Gaya bahasa dalam puisi ini sangat khas dan penuh majas, di antaranya:

Personifikasi
  • “isyak membawa debar” → waktu salat diberi sifat seperti makhluk hidup yang membawa perasaan.
  • “langit memataimu bersama puitik” → langit digambarkan bisa mengawasi atau menyaksikan.
Metafora
  • “rumah siang gua malam” → metafora tentang kehidupan yang terbagi antara realitas eksternal (rumah) dan kontemplasi atau ketenangan batin (gua).
  • “dari daun ke daun ke dinding batu waktu” → perumpamaan perjalanan manusia dalam mencari makna atau "bunga hidup".
Elipsis dan enjambemen
  • Penempatan kata-kata secara acak atau tersekat seperti “hem bu san pagi” dan “tam paran mentari” menciptakan ritme visual dan bunyi, serta menyimbolkan potongan-potongan waktu dan peristiwa.
Simbolisme
  • “sungai amin di dada” → bisa ditafsir sebagai aliran spiritualitas dalam diri.
  • “padang hayat” → simbol kehidupan luas dan terbuka.
Puisi “Lalu Kita Bertemu” bukan sekadar puisi tentang pertemuan literal, melainkan pertemuan spiritual antara manusia dan kehidupan itu sendiri.
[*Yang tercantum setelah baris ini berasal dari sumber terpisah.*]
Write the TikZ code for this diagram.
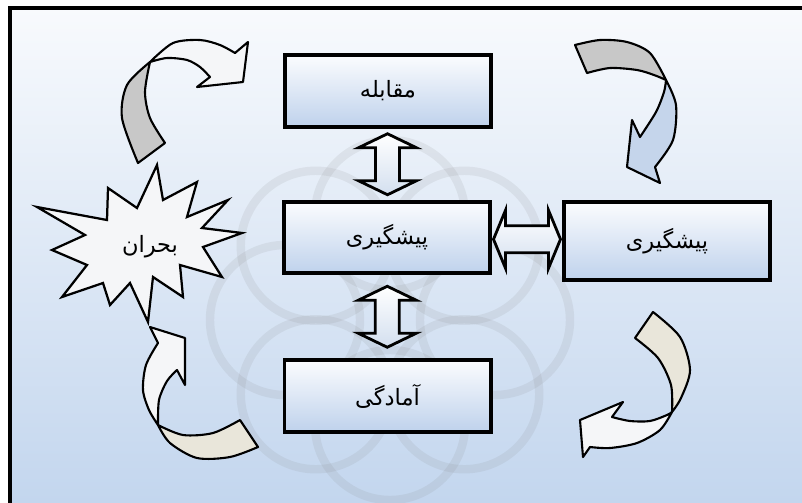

Abdul Ghafar Ibrahim menggunakan pendekatan fragmentatif, simbolik, dan mistis untuk menyampaikan pengalaman kelahiran sebagai momen sakral dan penuh tanggung jawab.

Melalui penggunaan waktu-waktu religius, imaji alam, dan fragmentasi bahasa, puisi ini mengajak pembaca merenungkan arti hadir ke dunia, arti perjuangan, dan arti tugas kehidupan yang menanti sejak detik pertama manusia “bertamu” ke dunia.

Abdul Ghafar Ibrahim
Puisi: Lalu Kita Bertemu
Karya: Abdul Ghafar Ibrahim

  • Abdul Ghafar Ibrahim lahir pada tanggal 31 Agustus 1943 di Kampung Sesapan Batu Minangkabau, Beranang, Selangor, Malaysia.
  • Disamping menulis puisi, Abdul Ghafar Ibrahim juga melukis.